Więc która mantra odpowiada której czakrze?
- Czakra Podstawy – „Lam”
- Czakra Sakralna – „Vam”
- Czakra Splotu słonecznego – „Ram”
- Czakra Serca – „Yam”
- Czakra Gardła – „Ham”
- Czakra Trzeciego Oka oraz Korony – „Om”
Mantrę można intonować na kilka
różnych sposobów, zarówno indywidualnie jak i w grupie osób, najlepiej
dwa razy dziennie, podczas co najmniej 15minutowych sesji.
Najkorzystniejszymi porami dnia jest czas zaraz po porannej kąpieli oraz
wczesny wieczór, przed zapadnięciem zmroku.

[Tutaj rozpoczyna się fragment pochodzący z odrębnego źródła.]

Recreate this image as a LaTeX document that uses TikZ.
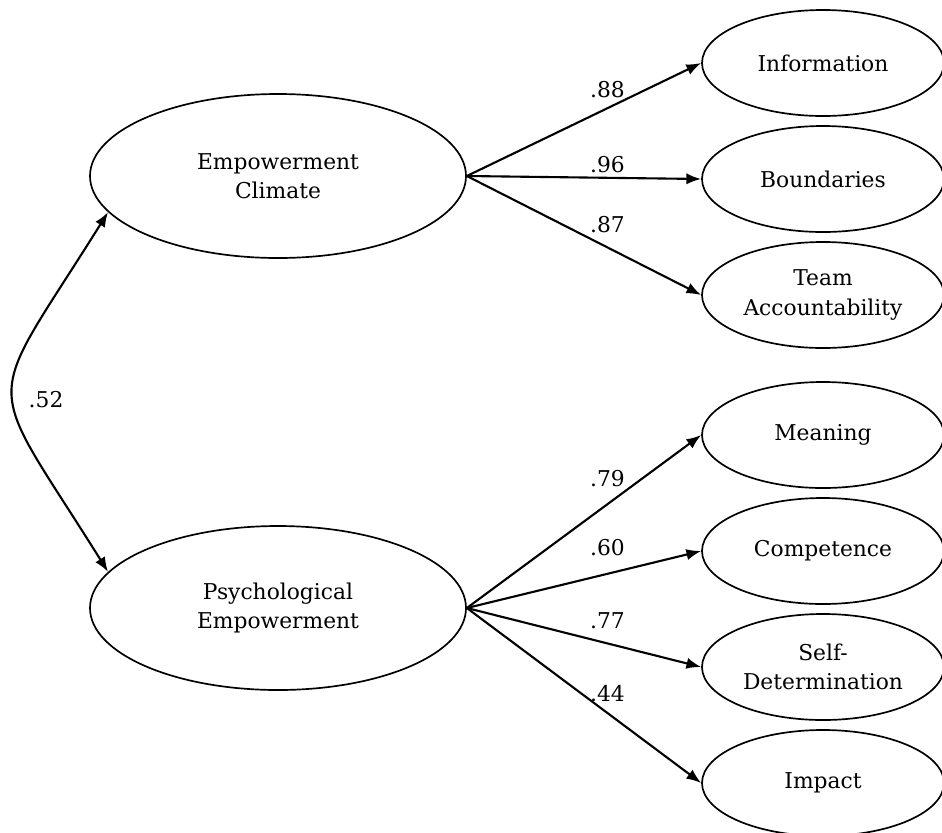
\documentclass[tikz,border=0pt]{standalone}
\usepackage{fontspec}
\setmainfont{DejaVu Serif}
\usetikzlibrary{shapes.geometric, arrows.meta, positioning}

\begin{document}
\begin{tikzpicture}[
    line width=1.2pt,
    node distance={29mm},
    >={Latex[length=10.5pt,width=8pt]},
    font=\fontsize{15.5}{21}\selectfont,
    factor/.style={ellipse, draw, minimum width=94mm, minimum height=41mm, align=center, inner sep=0pt},
    item/.style={ellipse, draw, minimum width=60.5mm, minimum height=26.5mm, align=center, inner sep=0pt},
    load/.style={->, line width=1.5pt},
    coef/.style={inner sep=0pt}
]

\useasboundingbox (0,0) rectangle (23.55,-20.8);

\node[factor] (ec) at (6.95,-4.4) {Empowerment\\Climate};
\node[factor] (pe) [node distance={108mm}, below of=ec] {Psychological\\Empowerment};

\node[item] (info) at (20.575,-1.575) {Information};
\node[item] (bound) [below of=info] {Boundaries};
\node[item] (team) [below of=bound] {Team\\Accountability};
\node[item] (mean) [node distance={35mm}, below of=team] {Meaning};
\node[item] (comp) [below of=mean] {Competence};
\node[item] (self) [below of=comp] {Self-\\Determination};
\node[item] (imp) [below of=self] {Impact};

\path[load]
    (ec.east) edge node[coef, above=6.4pt, pos=.6] {.88} (info.west)
    (ec.east) edge node[coef, above=2.5pt, pos=.6] {.96} (bound.west)
    (ec.east) edge node[coef, above=9.6pt, pos=.6] {.87} (team.west)
    (pe.east) edge node[coef, above=11.7pt, pos=.6] {.79} (mean.west)
    (pe.east) edge node[coef, above=11.7pt, pos=.6] {.60} (comp.west)
    (pe.east) edge node[coef, above=9.6pt, pos=.6] {.77} (self.west)
    (pe.east) edge node[coef, above=7.5pt, pos=.6] {.44} (imp.west)
    ;

\draw[<->, line width=1.5pt] (ec.192) to[out=238, in=122, looseness=1.7]
    node[coef, pos=.53, right=10pt] {.52} (pe.168);

\end{tikzpicture}
\end{document}
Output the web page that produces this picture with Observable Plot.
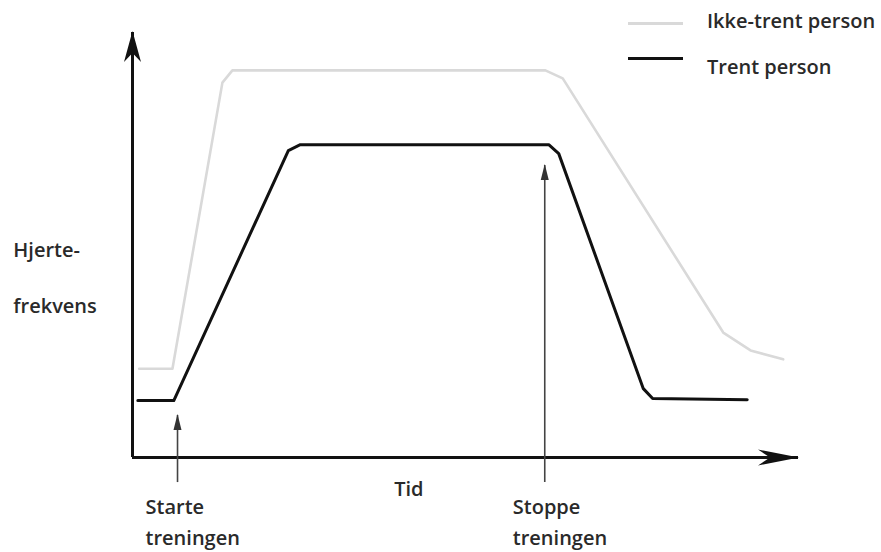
<!DOCTYPE html>
<html>
<head>
<meta charset="utf-8">
<script src="https://cdn.jsdelivr.net/npm/d3@7"></script>
<script src="https://cdn.jsdelivr.net/npm/@observablehq/plot@0.6"></script>
<style>
  html, body { margin: 0; padding: 0; background: #fff; }
  #wrap { position: relative; width: 881px; height: 552px; font-family: "Open Sans", Lato, sans-serif; }
  .leg { position: absolute; left: 628px; width: 860px; }
  .sw { position: absolute; left: 0; width: 55px; }
  .lt { position: absolute; left: 79px; font-size: 20px; font-weight: 600; line-height: 18px; color: #2a2a2a; white-space: nowrap; }
</style>
</head>
<body>
<div id="wrap"></div>
<script>
// Time (arbitrary units) and heart rate (arbitrary units)
const untrainedTime = [1, 6, 13.5, 15, 62, 64.6, 88.7, 92.8, 97.7];
const untrainedHR   = [20.9, 20.9, 88.2, 91.1, 91.1, 89.2, 29.4, 25.2, 23.1];
const trainedTime   = [0.8, 6.2, 23.4, 25.2, 62.5, 64.0, 76.7, 78.1, 92.3];
const trainedHR     = [13.4, 13.4, 72.2, 73.6, 73.6, 71.5, 16.2, 13.9, 13.6];

const seriesNames = ["Ikke-trent person", "Trent person"];
const seriesColors = ["#d9d9d9", "#111111"];
const eventTimes = [6.76, 61.9];
const eventTops = [9.9, 68.7];
const eventLabels = [["Starte", "treningen"], ["Stoppe", "treningen"]];
const yLabel = ["Hjerte-", "frekvens"];
const xLabel = "Tid";

const untrained = untrainedTime.map((t, i) => ({t, hr: untrainedHR[i]}));
const trained = trainedTime.map((t, i) => ({t, hr: trainedHR[i]}));
const events = eventTimes.map((t, i) => ({t, top: eventTops[i], l1: eventLabels[i][0], l2: eventLabels[i][1]}));

const font = "'Open Sans', Lato, sans-serif";
const txt = "#2a2a2a";
const fs = 20;
const fw = 600;

const chart = Plot.plot({
  width: 881,
  height: 552,
  marginLeft: 132,
  marginRight: 83,
  marginTop: 32,
  marginBottom: 95,
  x: {domain: [0, 100], axis: null},
  y: {domain: [0, 100], axis: null},
  style: {fontFamily: font, background: "#fff"},
  marks: [
    Plot.ruleX([0], {y1: 0, y2: 100, stroke: "#111", strokeWidth: 3, ariaDescription: "yaxis"}),
    Plot.ruleY([0], {x1: 0, x2: 100, stroke: "#111", strokeWidth: 3, ariaDescription: "xaxis"}),
    Plot.ruleX(events, {x: "t", y1: -5.9, y2: "top", stroke: "#444", strokeWidth: 1.6, ariaDescription: "events"}),
    Plot.line(untrained, {x: "t", y: "hr", stroke: seriesColors[0], strokeWidth: 2.6, strokeLinejoin: "round"}),
    Plot.line(trained, {x: "t", y: "hr", stroke: seriesColors[1], strokeWidth: 3, strokeLinejoin: "round"}),
    Plot.text(events, {x: d => d.t - 4.8, y: -13.4, text: "l1", textAnchor: "start", lineAnchor: "bottom", fontSize: fs, fontWeight: fw, fill: txt}),
    Plot.text(events, {x: d => d.t - 4.8, y: -20.7, text: "l2", textAnchor: "start", lineAnchor: "bottom", fontSize: fs, fontWeight: fw, fill: txt}),
    Plot.text([xLabel], {x: 41.5, y: -9.0, text: d => d, textAnchor: "middle", lineAnchor: "bottom", fontSize: fs, fontWeight: fw, fill: txt}),
    Plot.text([yLabel[0]], {x: -17.9, y: 47.1, text: d => d, textAnchor: "start", lineAnchor: "bottom", fontSize: fs, fontWeight: fw, fill: txt}),
    Plot.text([yLabel[1]], {x: -17.9, y: 33.9, text: d => d, textAnchor: "start", lineAnchor: "bottom", fontSize: fs, fontWeight: fw, fill: txt})
  ]
});

// arrowheads
const svg = d3.select(chart);
const defs = svg.insert("defs", ":first-child");
function marker(id, d, fill) {
  defs.append("marker").attr("id", id).attr("markerUnits", "userSpaceOnUse")
    .attr("markerWidth", 1).attr("markerHeight", 1).attr("refX", 0).attr("refY", 0)
    .attr("orient", "auto").attr("overflow", "visible")
    .append("path").attr("d", d).attr("fill", fill);
}
marker("ahY", "M1,0L-30,-8.5L-21,0L-30,8.5Z", "#111");
marker("ahX", "M1,0L-40,-8L-28,0L-40,8Z", "#111");
marker("ahS", "M1,0L-15,-4L-15,4Z", "#333");
svg.selectAll('g[aria-description="yaxis"] line').attr("marker-end", "url(#ahY)");
svg.selectAll('g[aria-description="xaxis"] line').attr("marker-end", "url(#ahX)");
svg.selectAll('g[aria-description="events"] line').attr("marker-end", "url(#ahS)");

const wrap = document.getElementById("wrap");
wrap.appendChild(chart);

// legend
const legendTops = [12, 58];
const legendLineY = [22, 57];
const legendLineH = [2.5, 3];
seriesNames.forEach((name, i) => {
  const row = document.createElement("div");
  row.className = "leg";
  row.style.top = "0px";
  const sw = document.createElement("div");
  sw.className = "sw";
  sw.style.top = legendLineY[i] + "px";
  sw.style.height = legendLineH[i] + "px";
  sw.style.background = seriesColors[i];
  const lt = document.createElement("div");
  lt.className = "lt";
  lt.style.top = legendTops[i] + "px";
  lt.textContent = name;
  row.appendChild(sw);
  row.appendChild(lt);
  wrap.appendChild(row);
});
</script>
</body>
</html>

Możesz przyjąć pozycję siedzącą
lub chodzić, nie zapomnij jednak o prostych plecach. Na początek weź kilka
głębokich, odprężających oddechów. Teraz możesz rozpocząć mantrowanie- intonuj
wybrane słowo na głos podczas wydechu oraz powtarzaj je po cichu w myślach
podczas wdechu. Długość oddechu zależy od indywidualnych predyspozycji,
a ponieważ nie wszyscy jesteśmy zawodowymi pływakami czy chórzystami, postaraj
się uniknąć hiperwentylacji i trzymaj się granic swojego poczucia komfortu. Na
sam koniec sesji ponownie weź kilka „cichych” oddechów, spleć ręce nad głową
rozciągając mięśnie ramion, szyji i pleców. Uśmiechnij się i otwórz
oczy (aczkolwiek jeśli była to medytacja chodzona, życzliwe doradzami mieć je
otwarte przez cały czas).
Medytując regularnie sam
poczujesz, że sesja staje się przyjemnością samą w sobie, nie mówiąc o wszystkich
jej widocznych efektach. Pamiętaj, aby nie zrażać się początkowymi
niepowodzeniami. Praktyka czyni jogina.